Derim ki: Ömer (r.a)'ın: Ey filan, geriye geç. Ey filan öne geç demesi, ondan sonra da kendisinin öne geçip tekbir alması şeklindeki uygulaması da buna göre yorumlanır. Ka'b'ın rivayetine göre, bu ümmetten bir adam secdeye kapanır, fakat onun sebebiyle de onun arkasında duranlara mağfiret olunur. Ka'b, bu umut ile mescidin arka saflarında namaz kılmanın yollarını arardı. Onun da naklettiğine göre o bunu Tevratta görmüş idi.

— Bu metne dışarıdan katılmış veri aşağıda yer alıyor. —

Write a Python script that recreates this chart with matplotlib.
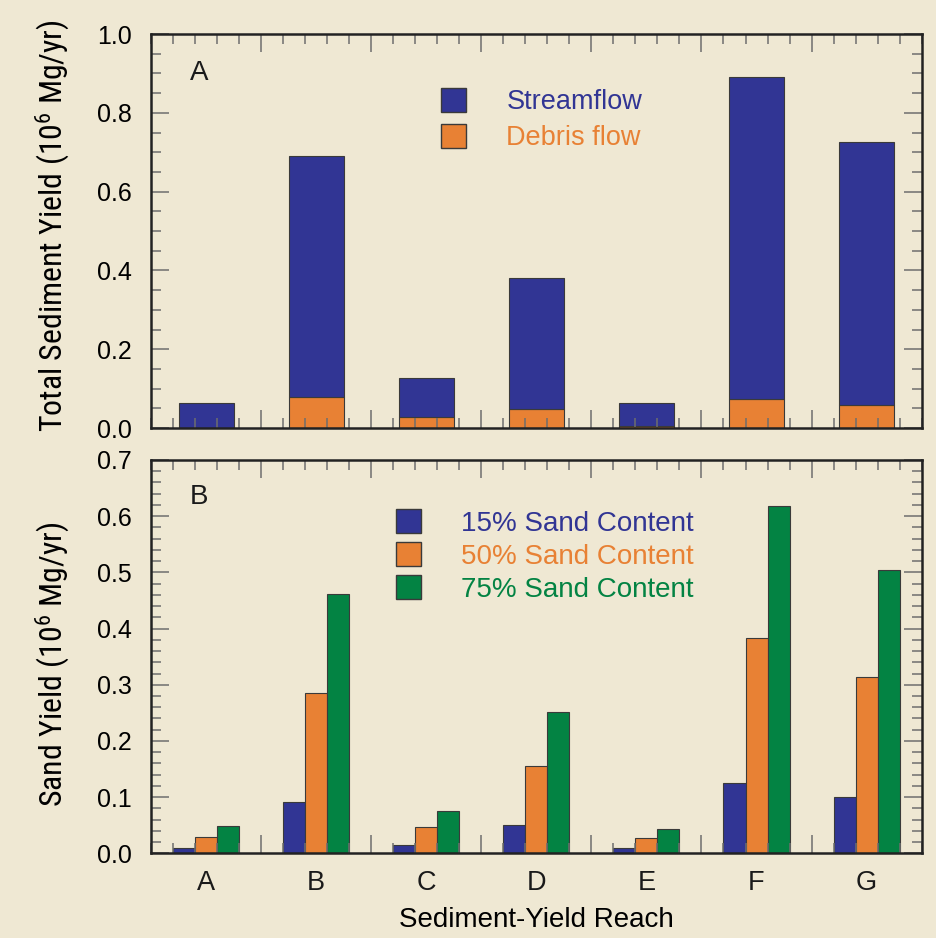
import numpy as np
import matplotlib
matplotlib.use('Agg')
import matplotlib.pyplot as plt
from matplotlib import font_manager
from matplotlib.ticker import MultipleLocator, FixedLocator
from matplotlib.patches import Patch

plt.rcParams['font.family'] = ['Liberation Sans', 'DejaVu Sans']

# y labels in the original use a condensed face; use one if there is one
installed = {f.name for f in font_manager.fontManager.ttflist}
narrow_name = 'Liberation Sans'
for name in ['Liberation Sans Narrow', 'Roboto Condensed', 'Open Sans Condensed',
             'DejaVu Sans Condensed', 'Noto Sans Condensed']:
    if name in installed:
        narrow_name = name
        break
ylab_font = [narrow_name, 'Liberation Sans']
plt.rcParams['mathtext.fontset'] = 'custom'
plt.rcParams['mathtext.rm'] = narrow_name
plt.rcParams['mathtext.it'] = narrow_name + ':italic'

reaches = ['A', 'B', 'C', 'D', 'E', 'F', 'G']
streamflow = [0.064, 0.611, 0.098, 0.333, 0.058, 0.819, 0.669]
debris = [0.0, 0.079, 0.029, 0.048, 0.005, 0.073, 0.058]

sand15 = [0.010, 0.092, 0.015, 0.050, 0.009, 0.126, 0.101]
sand50 = [0.029, 0.286, 0.047, 0.155, 0.027, 0.384, 0.314]
sand75 = [0.049, 0.461, 0.075, 0.251, 0.043, 0.618, 0.505]

bg = '#efe8d3'
blue = '#313594'
orange = '#e88134'
green = '#038343'
edge = '#3a3a3a'

x = np.arange(len(reaches))

fig = plt.figure(figsize=(9.36, 9.38), dpi=100, facecolor=bg)
ax1 = fig.add_axes([0.1613, 0.5437, 0.8234, 0.42])
ax2 = fig.add_axes([0.1613, 0.0903, 0.8234, 0.4193])


def style(ax, ymax, ymajor, yminor):
    ax.set_facecolor(bg)
    ax.set_xlim(-0.5, 6.5)
    ax.set_ylim(0, ymax)
    for s in ax.spines.values():
        s.set_linewidth(1.8)
        s.set_color('#222222')
    ax.xaxis.set_major_locator(FixedLocator(x[:-1] + 0.5))
    ax.xaxis.set_minor_locator(MultipleLocator(0.2, offset=0.1))
    ax.yaxis.set_major_locator(MultipleLocator(ymajor))
    ax.yaxis.set_minor_locator(MultipleLocator(yminor))
    ax.tick_params(which='both', direction='in', top=True, right=True,
                   color='#6e6e6e', width=1.1)
    ax.tick_params(which='major', length=13)
    ax.tick_params(which='minor', length=7)
    ax.tick_params(axis='x', labelbottom=False)
    ax.tick_params(axis='y', labelsize=18, pad=14)
    ax.yaxis.set_major_formatter(lambda v, p: '%.1f' % v)


# panel A
style(ax1, 1.0, 0.2, 0.05)
ax1.bar(x, debris, width=0.5, color=orange, edgecolor=edge, linewidth=0.8)
ax1.bar(x, streamflow, width=0.5, bottom=debris, color=blue,
        edgecolor=edge, linewidth=0.8)
ax1.set_ylabel('Total Sediment Yield (10$^6$ Mg/yr)', fontsize=20, family=ylab_font)
ax1.yaxis.set_label_coords(-0.103, 0.513)
ax1.text(0.05, 0.90, 'A', transform=ax1.transAxes, fontsize=20,
         va='center', ha='left', color='#1a1a1a')
leg1 = ax1.legend([Patch(fc=blue, ec=edge), Patch(fc=orange, ec=edge)],
                  ['Streamflow', 'Debris flow'], loc='upper left',
                  bbox_to_anchor=(0.376, 0.862), frameon=False, fontsize=19.5,
                  handlelength=0.92, handleheight=0.95, handletextpad=1.5,
                  labelspacing=0.33, borderpad=0, borderaxespad=0)
for t, c in zip(leg1.get_texts(), [blue, orange]):
    t.set_color(c)

# panel B
style(ax2, 0.7, 0.1, 0.02)
w = 0.2
ax2.bar(x - w, sand15, width=w, color=blue, edgecolor=edge, linewidth=0.8)
ax2.bar(x, sand50, width=w, color=orange, edgecolor=edge, linewidth=0.8)
ax2.bar(x + w, sand75, width=w, color=green, edgecolor=edge, linewidth=0.8)
ax2.set_ylabel('Sand Yield (10$^6$ Mg/yr)', fontsize=20, family=ylab_font)
ax2.yaxis.set_label_coords(-0.103, 0.481)
ax2.text(0.05, 0.906, 'B', transform=ax2.transAxes, fontsize=20,
         va='center', ha='left', color='#1a1a1a')
leg2 = ax2.legend([Patch(fc=blue, ec=edge), Patch(fc=orange, ec=edge),
                   Patch(fc=green, ec=edge)],
                  ['15% Sand Content', '50% Sand Content', '75% Sand Content'],
                  loc='upper left', bbox_to_anchor=(0.318, 0.875), frameon=False,
                  fontsize=20, handlelength=0.9, handleheight=0.95,
                  handletextpad=1.45, labelspacing=0.2, borderpad=0,
                  borderaxespad=0)
for t, c in zip(leg2.get_texts(), [blue, orange, green]):
    t.set_color(c)

sec = ax2.secondary_xaxis('bottom')
sec.set_xticks(x, reaches)
sec.tick_params(length=0, labelsize=19.5, pad=12, colors='#1a1a1a')
sec.spines['bottom'].set_visible(False)
sec.set_xlabel('Sediment-Yield Reach', fontsize=20, labelpad=8)

# fit the top y label to its length in the original; both labels same size
fig.canvas.draw()
lab = ax1.yaxis.label
size = min(23, lab.get_fontsize() * 412 / lab.get_window_extent().height)
ax1.yaxis.label.set_fontsize(size)
ax2.yaxis.label.set_fontsize(size)

fig.savefig('out.png', dpi=100, facecolor=bg)
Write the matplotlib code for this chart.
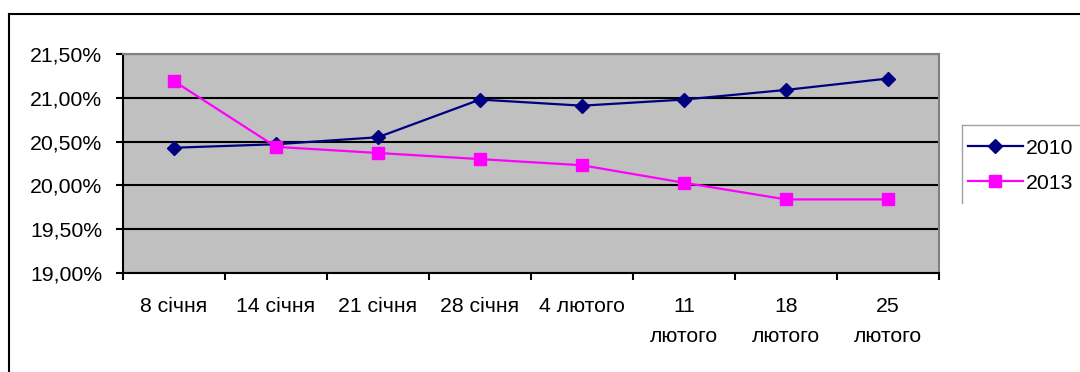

Bunu da Tirmizi el-Hakim, Nevadirü'l-Usul adlı eserinde zikretmiştir. İleride Yüce Allah'ın izniyle es-Saffat Süresi'nde bu hususa dair daha geniş açıklamalar gelecektir.

 

3- Namazda ve Cihadda ilk Saf

 

Bu ayet-i kerime, namazda ilk saffın faziletine delil olduğu gibi, savaşta da ilk saffın faziletine delil teşkil etmektedir. Çünkü, düşmanın tam karşısında ayakta dikilmeye ve kulun Allah'a kendisini satmasına denk hiç bir amel yoktur. O bakımdan, bu safta yer almak için öne geçmek daha faziletlidir. Bu hususta hiç bir görüş ayrılığı yoktur ve anlaşılmayacak kapalı bir tarafı da bulunmamaktadır. Savaşta, Rasulullah (s.a.v.)'ın önüne hiç bir kimse geçmiyordu. Çünkü o, insanların en kahramanı idi. el-Bera b. Azib der ki: Allah'a yemin ederim ki, savaş kızıştığında biz onunla kendimizi korurduk. Bizim en kahramanımız ise, ancak onun -Peygamber (s.a.v.)'ı kastediyor- ile aynı hizada yerini alabiliyordu.